After his father died in 1987, Lewis put the gold medal he won for the 100 meters in 1984 in his father's hand to be buried with him, telling his mother not to worry because he would "get another one," ESPN reported. In the 1988 Seoul games, Lewis won gold in the 100 meters, after Canadian Ben Johnson tested positive for steroids. He also won gold in the long jump and silver in the 200 meters.
Lewis won two gold medals at the 1992 games in Barcelona, in the long jump and the 4×100 meter relay, and he won his final medal in 1996 in Atlanta, receiving the gold medal for the long jump.
The Birmingham, Alabama native is now an assistant track coach at his alma mater, the University of Houston, where he focuses on sprints and jumps and tries develop future Olympians. He is also taking part in an effort to bring the Olympics have to Los Angeles in 2024.
Gold Medalist Tommie Smith's appearance at the 1968 games in Mexico resulted in one of the most iconic Olympic photos of all time, symbolic of the civil rights movement at the time.

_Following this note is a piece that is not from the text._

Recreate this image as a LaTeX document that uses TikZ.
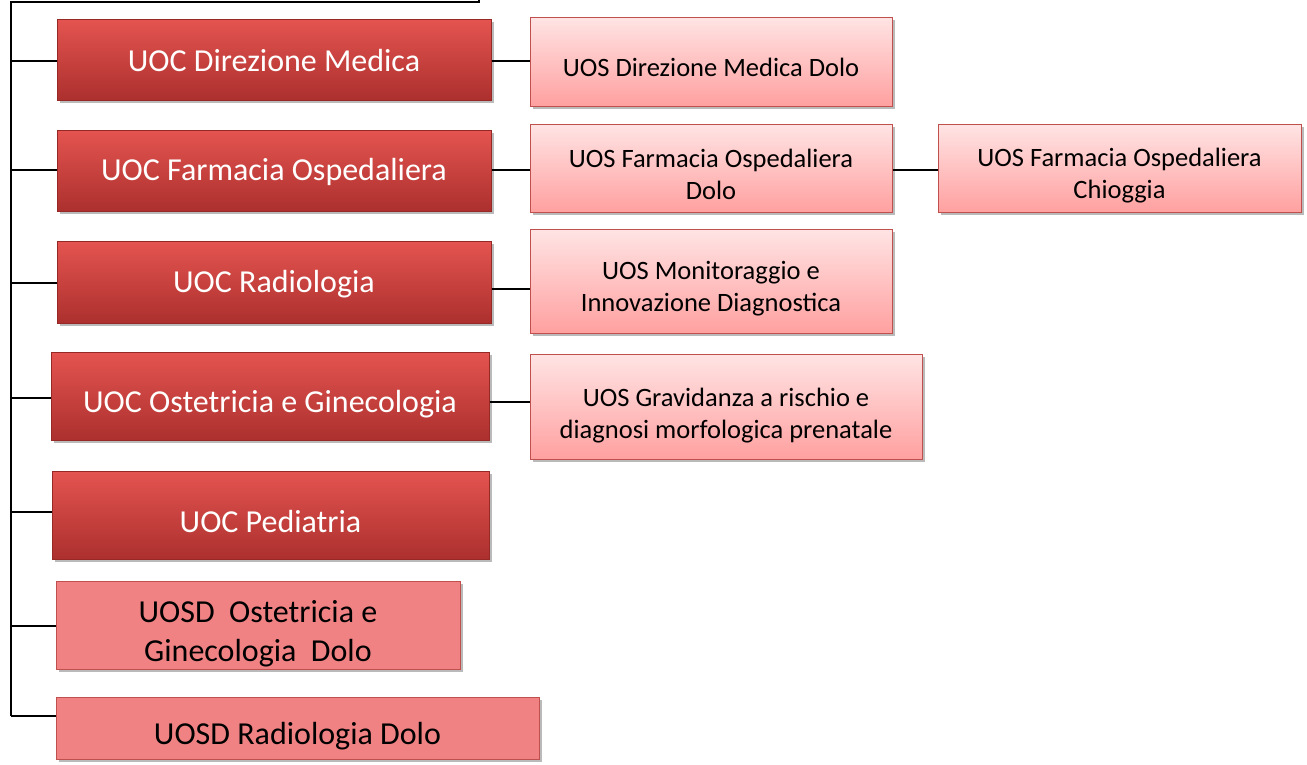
\documentclass[tikz,border=0pt]{standalone}
\usepackage{fontspec}
\setmainfont{Carlito}
\usetikzlibrary{shadows,calc}
\definecolor{uoctop}{RGB}{228,84,80}
\definecolor{uocbot}{RGB}{172,48,46}
\definecolor{uocline}{RGB}{150,40,38}
\definecolor{uostop}{RGB}{255,228,228}
\definecolor{uosbot}{RGB}{255,160,160}
\definecolor{uosline}{RGB}{192,80,77}
\definecolor{uosdfill}{RGB}{240,130,132}
\tikzset{
  base/.style={rectangle, inner sep=0pt, line width=1pt,
    drop shadow={shadow xshift=3pt, shadow yshift=-3pt, opacity=0.45, fill=black!60}},
  uoc/.style={base, draw=uocline, top color=uoctop, bottom color=uocbot},
  uos/.style={base, draw=uosline, top color=uostop, bottom color=uosbot},
  uosd/.style={base, draw=uosline, fill=uosdfill},
  uoctxt/.style={align=center, text=white, inner sep=0pt, font=\fontsize{32}{38}\selectfont},
  uostxt/.style={align=center, text=black, inner sep=0pt, font=\fontsize{26.5}{32}\selectfont},
  uosdtxt/.style={align=center, text=black, inner sep=0pt, font=\fontsize{32}{39}\selectfont},
  conn/.style={line width=1.6pt, black}
}
\begin{document}
\begin{tikzpicture}[x=1pt,y=-1pt]
\useasboundingbox (0,0) rectangle (1307,764);
% trunk
\coordinate (top0) at (479,0);
\coordinate (top1) at (479,2);
\coordinate (top2) at (11,2);
\coordinate (t1) at (11,61);
\coordinate (t2) at (11,170);
\coordinate (t3) at (11,283);
\coordinate (t4) at (11,398);
\coordinate (t5) at (11,512);
\coordinate (t6) at (11,626);
\coordinate (t7) at (11,716);
\draw[conn] (top0) -- (top1) -- (top2) -- (t7);
% UOC boxes
\node[uoc, minimum width=434, minimum height=81, label={[uoctxt,yshift=-1.5pt]center:UOC Direzione Medica}] (d1) at (274,59.5) {};
\node[uoc, minimum width=434, minimum height=81, label={[uoctxt,yshift=-1.5pt]center:UOC Farmacia Ospedaliera}] (d2) at (274,170.5) {};
\node[uoc, minimum width=434, minimum height=82, label={[uoctxt,yshift=-2pt]center:UOC Radiologia}] (d3) at (274,282) {};
\node[uoc, minimum width=438, minimum height=88, label={[uoctxt,yshift=-8.5pt]center:UOC Ostetricia e Ginecologia}] (d4) at (270,396) {};
\node[uoc, minimum width=437, minimum height=88, label={[uoctxt,yshift=-6pt]center:UOC Pediatria}] (d5) at (270.5,515) {};
\node[uosd, minimum width=404, minimum height=88, label={[uosdtxt,yshift=-9pt]center:{UOSD\ \ Ostetricia e\\Ginecologia\ \ Dolo}}] (d6) at (258,625) {};
\node[uosd, minimum width=483, minimum height=62, label={[uosdtxt,yshift=-8pt]center:UOSD Radiologia Dolo}] (d7) at (297.5,728) {};
% UOS boxes
\node[uos, minimum width=362, minimum height=89, label={[uostxt,yshift=-6pt]center:UOS Direzione Medica Dolo}] (s1) at (711,61.5) {};
\node[uos, minimum width=362, minimum height=88, label={[uostxt,yshift=-6pt]center:{UOS Farmacia Ospedaliera\\Dolo}}] (s2) at (711,168) {};
\node[uos, minimum width=363, minimum height=88, label={[uostxt,yshift=-7.5pt]center:{UOS Farmacia Ospedaliera\\Chioggia}}] (s3) at (1119.5,168) {};
\node[uos, minimum width=362, minimum height=104, label={[uostxt,yshift=-8pt]center:{UOS Monitoraggio e\\Innovazione Diagnostica}}] (s4) at (711,281) {};
\node[uos, minimum width=392, minimum height=105, label={[uostxt,yshift=-9pt]center:{UOS Gravidanza a rischio e\\diagnosi morfologica prenatale}}] (s5) at (726,406.5) {};
% connectors trunk -> UOC
\draw[conn] (t1) -- (t1 -| d1.west);
\draw[conn] (t2) -- (t2 -| d2.west);
\draw[conn] (t3) -- (t3 -| d3.west);
\draw[conn] (t4) -- (t4 -| d4.west);
\draw[conn] (t5) -- (t5 -| d5.west);
\draw[conn] (t6) -- (t6 -| d6.west);
\draw[conn] (t7) -- (t7 -| d7.west);
% UOC -> UOS
\coordinate (c1) at (0,61);
\coordinate (c2) at (0,170);
\coordinate (c3) at (0,289);
\coordinate (c4) at (0,402);
\draw[conn] (c1 -| d1.east) -- (c1 -| s1.west);
\draw[conn] (c2 -| d2.east) -- (c2 -| s2.west);
\draw[conn] (c2 -| s2.east) -- (c2 -| s3.west);
\draw[conn] (c3 -| d3.east) -- (c3 -| s4.west);
\draw[conn] (c4 -| d4.east) -- (c4 -| s5.west);
\end{tikzpicture}
\end{document}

Smith, who was drafted into the NFL in 1967, won gold that year in the 200 meters surpassing fellow American John Carlos and setting a world record that would last for 11 years. On the winners podium during the medals ceremony, Smith and Carlos raised their firsts, covered in black gloves. Smith later said that the gesture was not a "Black Power" salute but a "human rights salute."
Smith continued to play wide receiver for the Cincinnati Bengals and later went on to become an assistant professor of physical education and track coach at Oberlin College. He helped coach the 1995 U.S. team at the World Indoor Championships in Barcelona and, in 1999, was awarded the California Black Sportsman of the Millennium Award.
In 2008, Smith and Carlos were honored at the ESPY Awards with the Arthur Ashe Courage Awards for their display of solidarity in 1968. The 72-year-old is now a public speaker.